• [Data]:

###

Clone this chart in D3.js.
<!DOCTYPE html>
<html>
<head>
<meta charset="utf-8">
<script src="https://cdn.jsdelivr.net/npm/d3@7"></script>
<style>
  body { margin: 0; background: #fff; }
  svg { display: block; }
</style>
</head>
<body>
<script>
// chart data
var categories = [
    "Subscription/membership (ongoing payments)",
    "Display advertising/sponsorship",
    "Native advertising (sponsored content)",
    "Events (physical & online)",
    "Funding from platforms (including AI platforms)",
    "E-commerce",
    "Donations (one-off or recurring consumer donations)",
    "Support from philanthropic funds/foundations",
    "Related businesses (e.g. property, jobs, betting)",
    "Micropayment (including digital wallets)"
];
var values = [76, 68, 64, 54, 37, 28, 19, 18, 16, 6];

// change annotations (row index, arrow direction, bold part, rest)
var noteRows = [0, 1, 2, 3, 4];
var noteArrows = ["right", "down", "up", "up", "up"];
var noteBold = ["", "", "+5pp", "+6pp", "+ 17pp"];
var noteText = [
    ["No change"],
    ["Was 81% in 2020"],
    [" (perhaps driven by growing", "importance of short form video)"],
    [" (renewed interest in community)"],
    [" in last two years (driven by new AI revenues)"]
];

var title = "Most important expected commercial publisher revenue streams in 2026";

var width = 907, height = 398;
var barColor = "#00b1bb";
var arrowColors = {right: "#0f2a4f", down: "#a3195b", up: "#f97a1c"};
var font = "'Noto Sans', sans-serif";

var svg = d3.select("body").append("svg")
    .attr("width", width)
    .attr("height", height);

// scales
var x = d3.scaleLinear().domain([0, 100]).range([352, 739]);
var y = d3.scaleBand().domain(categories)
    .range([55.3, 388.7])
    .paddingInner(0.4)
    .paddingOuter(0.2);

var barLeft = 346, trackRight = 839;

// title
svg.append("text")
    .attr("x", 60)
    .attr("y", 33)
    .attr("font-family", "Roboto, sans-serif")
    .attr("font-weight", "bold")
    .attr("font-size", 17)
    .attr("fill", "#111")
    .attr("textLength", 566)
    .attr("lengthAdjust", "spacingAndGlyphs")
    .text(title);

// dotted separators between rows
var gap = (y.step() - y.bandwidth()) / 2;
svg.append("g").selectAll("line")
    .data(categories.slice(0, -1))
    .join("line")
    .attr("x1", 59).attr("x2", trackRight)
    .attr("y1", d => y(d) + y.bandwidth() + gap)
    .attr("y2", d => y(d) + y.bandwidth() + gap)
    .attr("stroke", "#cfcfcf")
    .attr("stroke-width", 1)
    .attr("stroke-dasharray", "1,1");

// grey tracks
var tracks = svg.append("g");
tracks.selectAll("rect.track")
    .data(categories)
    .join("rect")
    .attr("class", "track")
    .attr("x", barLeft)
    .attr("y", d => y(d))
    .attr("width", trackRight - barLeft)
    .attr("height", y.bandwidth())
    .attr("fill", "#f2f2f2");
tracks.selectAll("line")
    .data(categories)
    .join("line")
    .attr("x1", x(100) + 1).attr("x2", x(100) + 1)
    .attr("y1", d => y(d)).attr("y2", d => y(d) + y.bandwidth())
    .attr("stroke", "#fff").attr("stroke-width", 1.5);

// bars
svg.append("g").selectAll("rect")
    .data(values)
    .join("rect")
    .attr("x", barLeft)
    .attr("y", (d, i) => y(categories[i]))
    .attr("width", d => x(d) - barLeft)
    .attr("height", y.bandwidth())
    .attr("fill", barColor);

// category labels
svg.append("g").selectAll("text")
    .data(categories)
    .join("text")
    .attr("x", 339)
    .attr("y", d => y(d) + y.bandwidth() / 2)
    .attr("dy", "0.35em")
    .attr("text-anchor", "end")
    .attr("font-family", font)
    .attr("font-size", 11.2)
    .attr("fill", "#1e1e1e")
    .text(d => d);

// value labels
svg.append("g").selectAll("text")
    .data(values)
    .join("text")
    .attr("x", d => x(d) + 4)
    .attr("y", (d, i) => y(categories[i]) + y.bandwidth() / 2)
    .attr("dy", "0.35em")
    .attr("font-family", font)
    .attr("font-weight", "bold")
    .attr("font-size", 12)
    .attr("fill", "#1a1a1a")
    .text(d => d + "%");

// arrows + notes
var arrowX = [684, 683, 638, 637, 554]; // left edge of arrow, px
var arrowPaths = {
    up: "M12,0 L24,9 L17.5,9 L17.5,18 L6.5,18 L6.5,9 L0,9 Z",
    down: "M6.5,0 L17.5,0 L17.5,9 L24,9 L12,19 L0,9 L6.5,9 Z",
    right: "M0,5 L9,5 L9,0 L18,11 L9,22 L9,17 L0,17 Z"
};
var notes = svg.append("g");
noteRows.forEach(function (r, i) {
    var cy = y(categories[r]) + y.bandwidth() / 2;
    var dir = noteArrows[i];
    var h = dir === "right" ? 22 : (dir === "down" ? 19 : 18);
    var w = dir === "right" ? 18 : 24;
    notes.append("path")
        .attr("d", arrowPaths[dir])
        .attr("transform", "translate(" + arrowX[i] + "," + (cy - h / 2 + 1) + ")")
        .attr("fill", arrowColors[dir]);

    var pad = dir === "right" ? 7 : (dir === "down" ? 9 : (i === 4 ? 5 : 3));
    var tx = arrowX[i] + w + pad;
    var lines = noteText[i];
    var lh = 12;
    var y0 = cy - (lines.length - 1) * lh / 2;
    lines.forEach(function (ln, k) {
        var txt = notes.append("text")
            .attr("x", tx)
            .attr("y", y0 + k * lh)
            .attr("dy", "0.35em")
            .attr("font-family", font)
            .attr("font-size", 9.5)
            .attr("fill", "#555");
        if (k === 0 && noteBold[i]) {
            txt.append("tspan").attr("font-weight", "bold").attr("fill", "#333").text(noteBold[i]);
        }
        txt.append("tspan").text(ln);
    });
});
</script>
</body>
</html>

###

• [Task details]:
Return a word-for-word copy of the lines from the beginning of the listing to the line holding "18, 16, 6];", both kept.

• [Reply to the task]:
Clone this chart in D3.js.
<!DOCTYPE html>
<html>
<head>
<meta charset="utf-8">
<script src="https://cdn.jsdelivr.net/npm/d3@7"></script>
<style>
  body { margin: 0; background: #fff; }
  svg { display: block; }
</style>
</head>
<body>
<script>
// chart data
var categories = [
    "Subscription/membership (ongoing payments)",
    "Display advertising/sponsorship",
    "Native advertising (sponsored content)",
    "Events (physical & online)",
    "Funding from platforms (including AI platforms)",
    "E-commerce",
    "Donations (one-off or recurring consumer donations)",
    "Support from philanthropic funds/foundations",
    "Related businesses (e.g. property, jobs, betting)",
    "Micropayment (including digital wallets)"
];
var values = [76, 68, 64, 54, 37, 28, 19, 18, 16, 6];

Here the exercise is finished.